*Written exercise*
Write out, word for word, only the data from its first line to the line containing "const svg = d3.select('#chart');".
# # # #
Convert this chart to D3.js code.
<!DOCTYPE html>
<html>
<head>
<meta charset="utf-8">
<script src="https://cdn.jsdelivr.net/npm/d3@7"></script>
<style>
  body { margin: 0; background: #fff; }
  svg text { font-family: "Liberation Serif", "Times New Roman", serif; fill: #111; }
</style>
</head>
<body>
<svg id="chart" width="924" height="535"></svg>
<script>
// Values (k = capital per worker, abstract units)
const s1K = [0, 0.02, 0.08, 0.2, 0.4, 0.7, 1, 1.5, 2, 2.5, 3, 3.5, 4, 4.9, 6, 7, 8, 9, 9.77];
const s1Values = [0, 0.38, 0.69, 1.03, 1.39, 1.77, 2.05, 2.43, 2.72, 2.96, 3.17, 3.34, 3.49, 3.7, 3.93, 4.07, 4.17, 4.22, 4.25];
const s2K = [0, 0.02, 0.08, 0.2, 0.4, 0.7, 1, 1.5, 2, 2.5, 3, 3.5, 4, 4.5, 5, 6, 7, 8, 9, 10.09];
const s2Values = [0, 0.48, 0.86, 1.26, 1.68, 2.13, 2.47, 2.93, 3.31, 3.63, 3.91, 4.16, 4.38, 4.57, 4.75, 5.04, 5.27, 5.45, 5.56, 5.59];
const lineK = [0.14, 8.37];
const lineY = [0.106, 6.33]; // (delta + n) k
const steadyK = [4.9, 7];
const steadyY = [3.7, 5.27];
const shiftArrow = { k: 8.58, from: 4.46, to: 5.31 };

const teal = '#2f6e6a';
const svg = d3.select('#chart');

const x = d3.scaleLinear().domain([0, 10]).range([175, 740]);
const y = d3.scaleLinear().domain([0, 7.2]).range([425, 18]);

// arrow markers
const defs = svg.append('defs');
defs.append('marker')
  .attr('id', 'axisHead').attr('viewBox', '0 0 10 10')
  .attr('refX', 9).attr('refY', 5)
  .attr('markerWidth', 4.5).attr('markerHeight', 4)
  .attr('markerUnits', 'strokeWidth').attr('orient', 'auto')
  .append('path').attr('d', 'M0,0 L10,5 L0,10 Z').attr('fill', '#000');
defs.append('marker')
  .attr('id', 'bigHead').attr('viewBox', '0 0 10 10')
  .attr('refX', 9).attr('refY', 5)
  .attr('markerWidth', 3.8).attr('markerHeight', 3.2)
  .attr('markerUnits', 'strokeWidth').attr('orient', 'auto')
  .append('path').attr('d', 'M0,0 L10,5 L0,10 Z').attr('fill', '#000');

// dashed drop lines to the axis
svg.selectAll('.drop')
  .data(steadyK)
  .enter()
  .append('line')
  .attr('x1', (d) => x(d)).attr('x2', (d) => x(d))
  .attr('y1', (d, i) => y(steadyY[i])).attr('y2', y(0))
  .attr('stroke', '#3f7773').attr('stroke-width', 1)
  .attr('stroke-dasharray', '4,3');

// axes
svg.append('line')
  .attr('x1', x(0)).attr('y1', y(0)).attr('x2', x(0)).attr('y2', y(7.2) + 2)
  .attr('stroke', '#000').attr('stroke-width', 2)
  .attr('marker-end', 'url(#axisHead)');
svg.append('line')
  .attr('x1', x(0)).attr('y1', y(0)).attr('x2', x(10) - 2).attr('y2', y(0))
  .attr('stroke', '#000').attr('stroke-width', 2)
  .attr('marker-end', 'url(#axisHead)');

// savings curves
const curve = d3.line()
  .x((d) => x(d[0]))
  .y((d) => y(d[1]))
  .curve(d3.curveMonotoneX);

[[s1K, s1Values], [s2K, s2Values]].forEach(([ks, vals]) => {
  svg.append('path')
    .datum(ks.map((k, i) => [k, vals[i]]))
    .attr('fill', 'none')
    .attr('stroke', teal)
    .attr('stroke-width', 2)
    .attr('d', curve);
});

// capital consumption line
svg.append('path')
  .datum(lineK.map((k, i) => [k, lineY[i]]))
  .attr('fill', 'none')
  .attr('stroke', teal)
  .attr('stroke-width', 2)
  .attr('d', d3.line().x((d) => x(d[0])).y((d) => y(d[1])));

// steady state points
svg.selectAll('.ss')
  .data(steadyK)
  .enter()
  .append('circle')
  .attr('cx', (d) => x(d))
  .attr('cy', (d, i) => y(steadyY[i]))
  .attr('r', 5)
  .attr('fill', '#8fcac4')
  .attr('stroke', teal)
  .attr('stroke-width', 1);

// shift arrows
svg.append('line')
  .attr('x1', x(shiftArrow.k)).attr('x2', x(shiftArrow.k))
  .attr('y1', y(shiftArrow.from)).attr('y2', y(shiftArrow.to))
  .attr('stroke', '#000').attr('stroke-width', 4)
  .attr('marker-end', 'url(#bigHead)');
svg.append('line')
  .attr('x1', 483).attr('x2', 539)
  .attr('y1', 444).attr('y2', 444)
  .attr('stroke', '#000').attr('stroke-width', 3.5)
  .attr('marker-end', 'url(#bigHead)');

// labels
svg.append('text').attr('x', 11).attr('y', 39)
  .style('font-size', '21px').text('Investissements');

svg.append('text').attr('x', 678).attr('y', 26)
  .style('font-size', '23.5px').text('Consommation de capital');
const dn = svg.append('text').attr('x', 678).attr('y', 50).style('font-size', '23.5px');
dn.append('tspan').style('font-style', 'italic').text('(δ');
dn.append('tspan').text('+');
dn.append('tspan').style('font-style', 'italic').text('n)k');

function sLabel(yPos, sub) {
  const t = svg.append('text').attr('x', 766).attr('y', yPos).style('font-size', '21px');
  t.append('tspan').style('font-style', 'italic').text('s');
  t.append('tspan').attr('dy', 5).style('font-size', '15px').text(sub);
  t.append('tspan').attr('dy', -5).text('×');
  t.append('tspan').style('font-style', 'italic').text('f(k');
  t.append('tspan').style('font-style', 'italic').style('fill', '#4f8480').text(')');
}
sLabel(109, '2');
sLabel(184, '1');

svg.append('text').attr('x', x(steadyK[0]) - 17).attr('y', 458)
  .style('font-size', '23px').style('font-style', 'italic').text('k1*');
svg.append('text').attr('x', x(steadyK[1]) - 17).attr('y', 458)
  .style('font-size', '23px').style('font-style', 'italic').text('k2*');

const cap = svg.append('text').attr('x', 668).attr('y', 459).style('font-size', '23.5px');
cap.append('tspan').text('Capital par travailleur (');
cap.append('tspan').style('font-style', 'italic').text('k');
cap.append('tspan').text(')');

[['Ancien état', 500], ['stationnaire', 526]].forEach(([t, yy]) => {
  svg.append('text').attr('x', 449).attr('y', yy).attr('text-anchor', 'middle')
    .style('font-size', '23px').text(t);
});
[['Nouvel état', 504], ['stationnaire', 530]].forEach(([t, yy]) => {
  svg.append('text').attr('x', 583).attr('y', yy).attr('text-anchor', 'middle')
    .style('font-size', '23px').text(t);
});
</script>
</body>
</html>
# # # #
*Response to this task*
Convert this chart to D3.js code.
<!DOCTYPE html>
<html>
<head>
<meta charset="utf-8">
<script src="https://cdn.jsdelivr.net/npm/d3@7"></script>
<style>
  body { margin: 0; background: #fff; }
  svg text { font-family: "Liberation Serif", "Times New Roman", serif; fill: #111; }
</style>
</head>
<body>
<svg id="chart" width="924" height="535"></svg>
<script>
// Values (k = capital per worker, abstract units)
const s1K = [0, 0.02, 0.08, 0.2, 0.4, 0.7, 1, 1.5, 2, 2.5, 3, 3.5, 4, 4.9, 6, 7, 8, 9, 9.77];
const s1Values = [0, 0.38, 0.69, 1.03, 1.39, 1.77, 2.05, 2.43, 2.72, 2.96, 3.17, 3.34, 3.49, 3.7, 3.93, 4.07, 4.17, 4.22, 4.25];
const s2K = [0, 0.02, 0.08, 0.2, 0.4, 0.7, 1, 1.5, 2, 2.5, 3, 3.5, 4, 4.5, 5, 6, 7, 8, 9, 10.09];
const s2Values = [0, 0.48, 0.86, 1.26, 1.68, 2.13, 2.47, 2.93, 3.31, 3.63, 3.91, 4.16, 4.38, 4.57, 4.75, 5.04, 5.27, 5.45, 5.56, 5.59];
const lineK = [0.14, 8.37];
const lineY = [0.106, 6.33]; // (delta + n) k
const steadyK = [4.9, 7];
const steadyY = [3.7, 5.27];
const shiftArrow = { k: 8.58, from: 4.46, to: 5.31 };

const teal = '#2f6e6a';
const svg = d3.select('#chart');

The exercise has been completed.